08.10.2010 — Ach, ist das alles traurig… Der Durchschnittsbürger auf der Suche nach seinem persönlichen Glück hatte es aber auch wirklich nicht leicht im ausgehenden 19. Jahrhundert mit all seinen sozialen, technischen und wirtschaftlichen Umbrüchen. Entdeckt wurden die Lebensumstände von Otto Normalverbraucher und seines Scheiterns von den grossen Romantikern und Realisten unter den Romanciers Frankreich. Mérimées «Carmen» bot die Vorlage zu Bizets gleichnamiger Oper. Diese wiederum und Verdis «La Traviata» bahnten den Weg für eine Bewegung in der italienischen Oper, die zwischen 1880 und 1920 eine relativ kurze Blüte erlebte: der Verismo. Die kleinen grossen Dramen und politischen Unruhen in Mittel- und Arbeiterklasse sollten dabei «realitätsnah» auf die Bühne gebracht werden, so weit davon in der per se hochkünstlichen Opernästhetik überhaupt die Rede sein kann.

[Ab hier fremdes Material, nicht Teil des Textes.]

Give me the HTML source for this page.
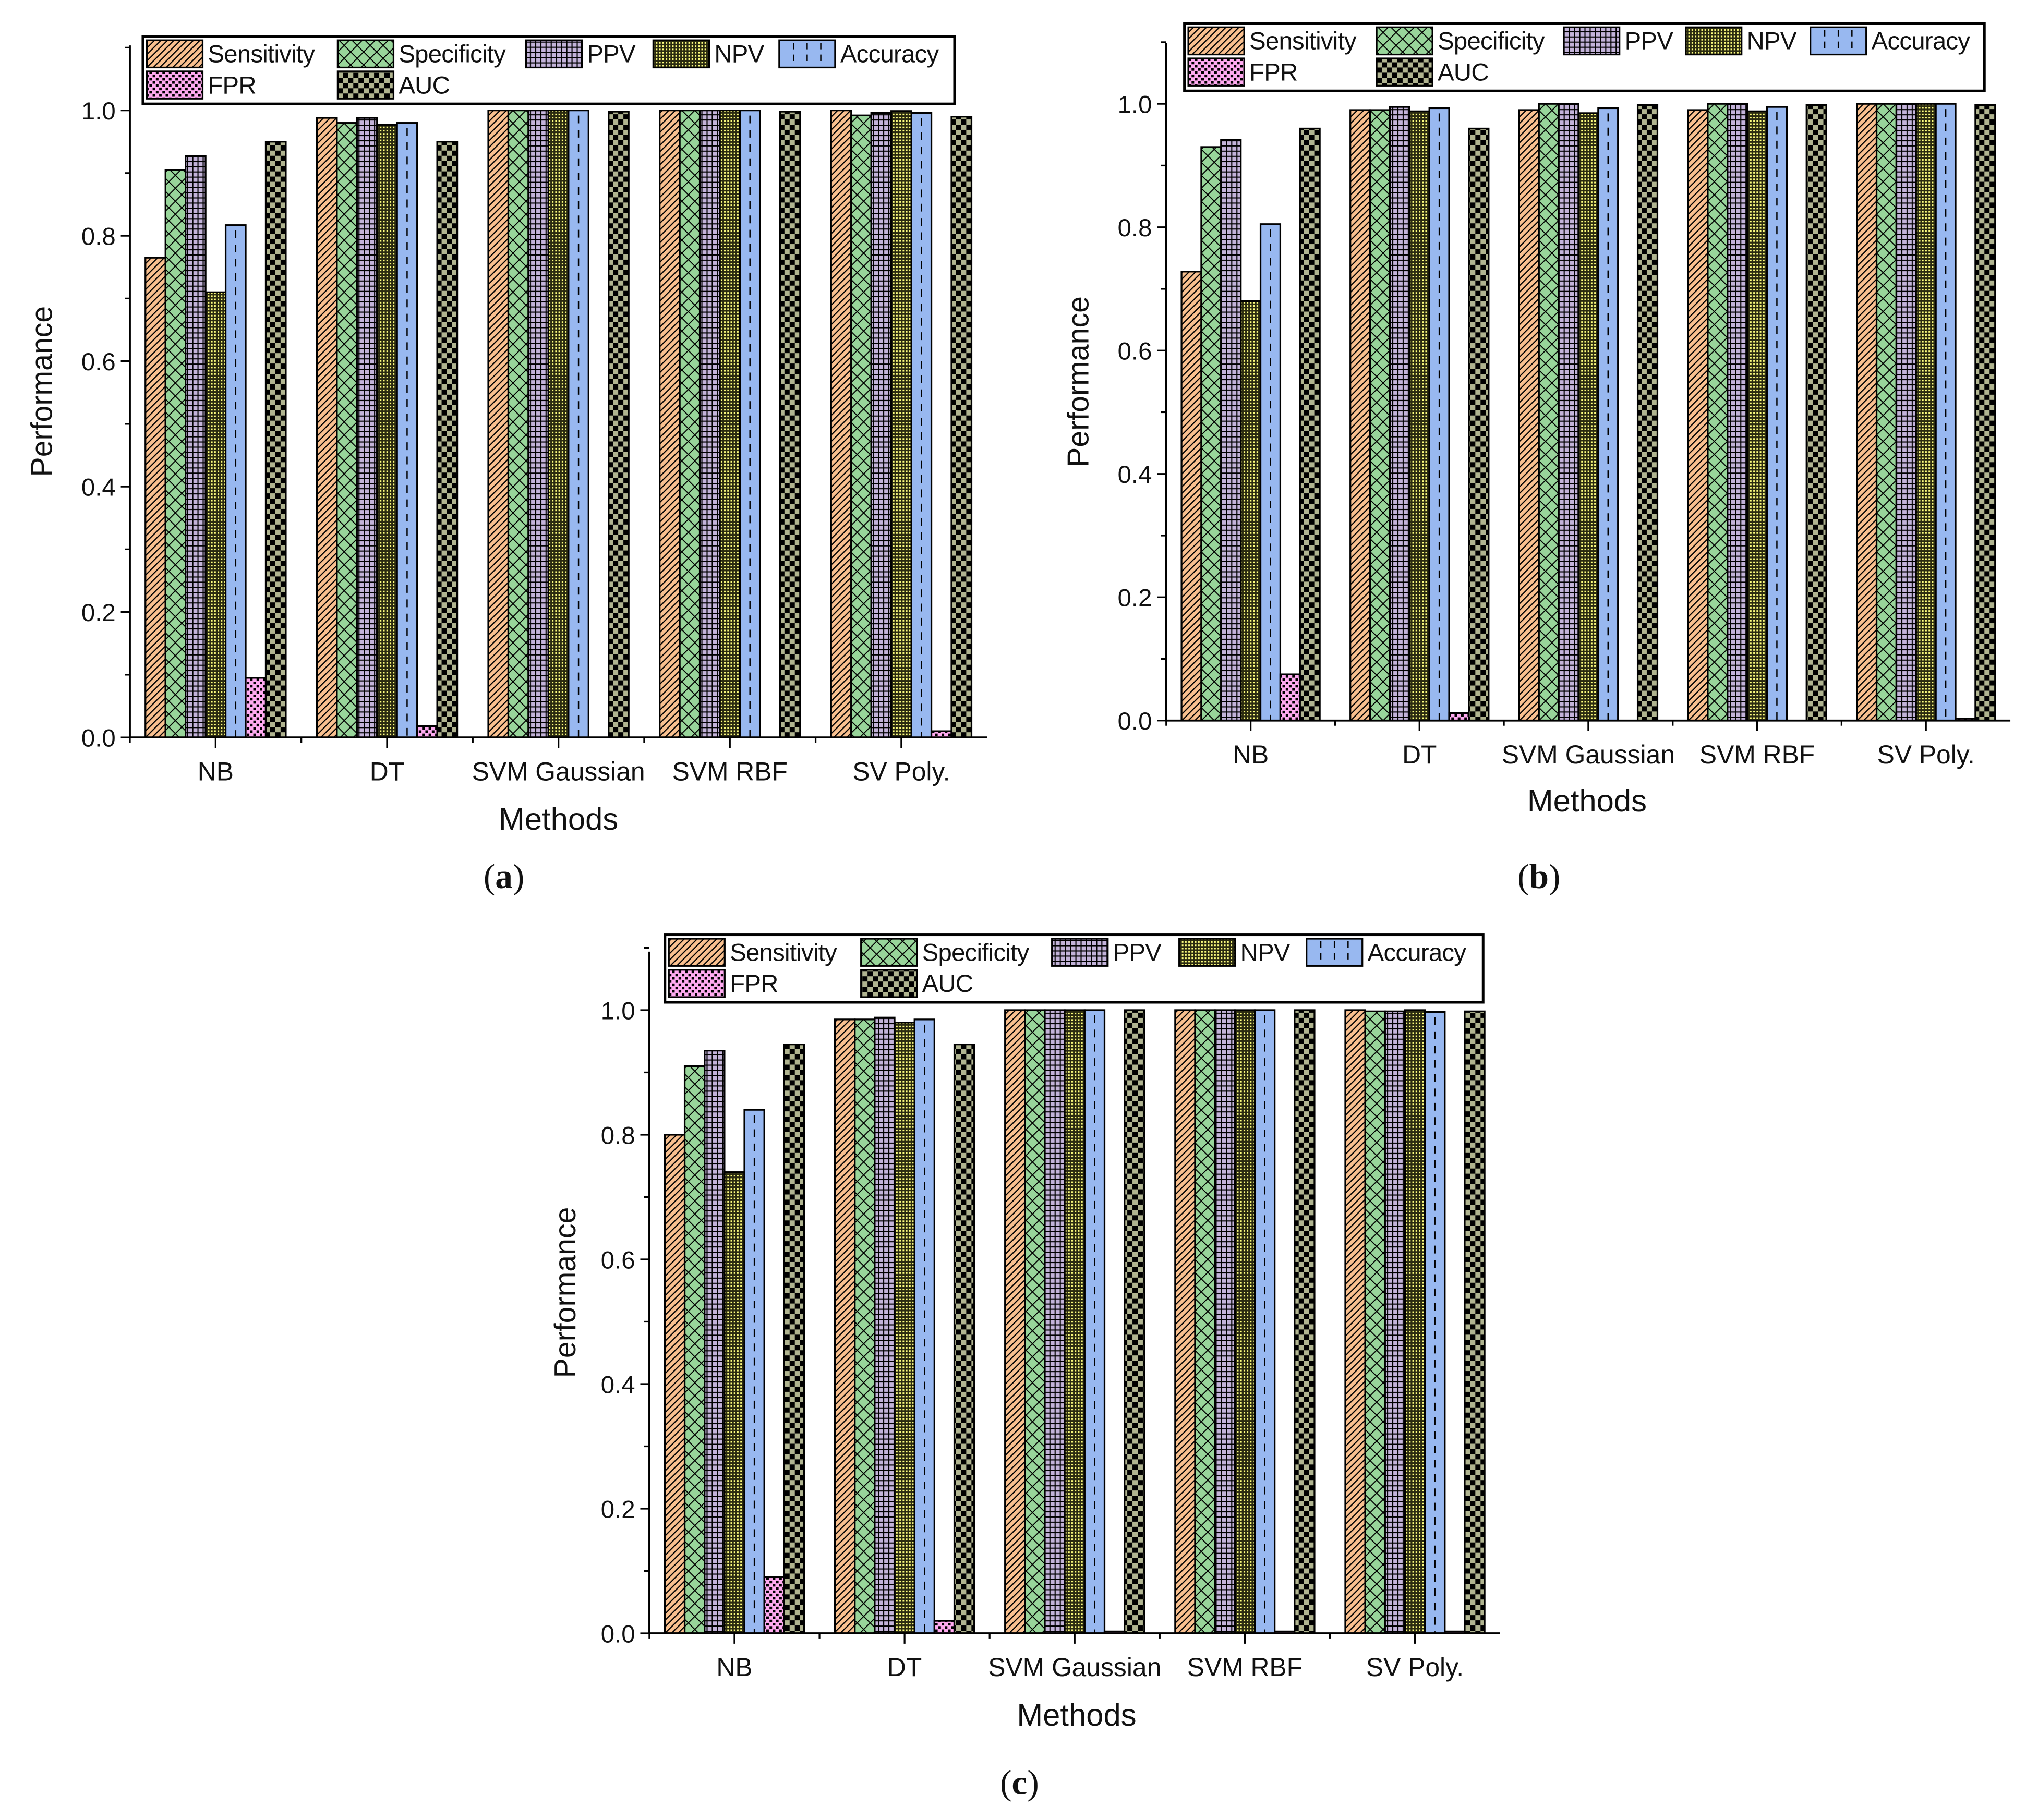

Allerdings dominierten grosse Gefühle, Theatralik und Melodramatik die Werke der Vertreter der Gattung, die bereits (wie etwa explizit Puccinis «La fanciulla del West») sich auch auf die frühe Filmästhetik bezogen und etwas von der Emotionalität heutiger Soap Operas haben. Ausser Mascagni und Leoncavallo sind ihre Exponenten heute allerdings kaum mehr bekannt: Von Riccardo Zandonai ist möglicherweise noch «Francesca da Rimini» vertraut, von Arrigo Boito «Mefistofele»; aber Francesco Cilea, Alfredo Catalani, Umberto Giordano, Licinio Refice… Wer kennt sie noch ausserhalb eines Liebhaberkreises?
Renée Fleming, die dem Verismo 2009 wie ihr Kollege Jonas Kaufmann in diesen Monaten eine aktuelle CD gewidmet hat, findet dafür eine Erklärung: Entweder sei, so die Sopranistin, die Handlung der Werke unzeitgemäss, oder sie funktionierten auf der Bühne dramaturgisch nicht. Allerdings finden sich darin zahlreiche meist eher kürzere Nummern, die in verdichteter Form hochexpressive Momente der Dramatik bieten.
Ihnen widmen sich Kaufmann und Fleming, als hätten sie sich abgesprochen, mit einem ähnlichen Konzept. Kaufmann singt in einer Nummer der Fleming-CD («Bevo al tuo fresco sorriso» aus Puccinis «La Rondine») sogar mit. Der deutsche Tenor wird auf seiner CD «Verismo Arias» von Chor und Orchester dell’Accademia Nazionale di Santa Cecilia von Rom unter der Leitung von Antonio Pappano begleitet. Die Produktion ist im März dieses Jahres denn auch im Auditorium Parco della Musica in Rom realisiert worden.
Fleming ist von Chor und Orchester Sinfonica di Milano Giuseppe Verdi unter Marco Armiliatos Führung sekundiert worden. Die Aufnahmen zu ihrer CD «Verismo» erfolgten bereits 2008 im Auditorium di Milano. Man könnte sich für diese dichten, effektvollen und hochdramatischen Kleinode kaum bessere Besetzungen vorstellen als sie die beiden Produktionen prägen.
Natürlich finden sich da auch Ohrwürmer wie «Mi chiamano Mimi» aus Puccinis «La Bohème» (Fleming) oder – fast selbstredend – «Vesti la giubba» («lache, Bajazzo») aus Leoncavallos «Pagliacci» (Kaufmann). Es lassen sich aber auch Entdeckungen machen. Da ist vor allem eine Alternative zu Puccinis «La Bohème» aus der Feder Leoncavallos, der beide Tribut zollen. Stimmt Kaufmann mit Fleming darin überein, dass die meisten der Verismo-Opern heute kaum mehr integral aufgeführt werden könnten, ist er von der Bühnentauglichkeit dieser «Bohème» überzeugt. (wb)
Jonas Kaufmann: Verismo Arias. Orchestra dell’Accademia di Santa Cecilia, Roma, Antonio Pappano (Leitung), Arien von Zandonai, Giordano, Cilea, Leoncavallo, Mascagni, Boito, Ponchielli und Refice. Decca Best.-Nr. 478 2258
Renée Fleming: Verismo. Orchestra Sinfonica di Milano Giuseppe Verdi, Marco Armiliato (Leitung), Arien von Puccini, Catalani, Cilea, Giordano, Leoncavallo, Mascagni und Zandonai. Decca Best. 478 1533.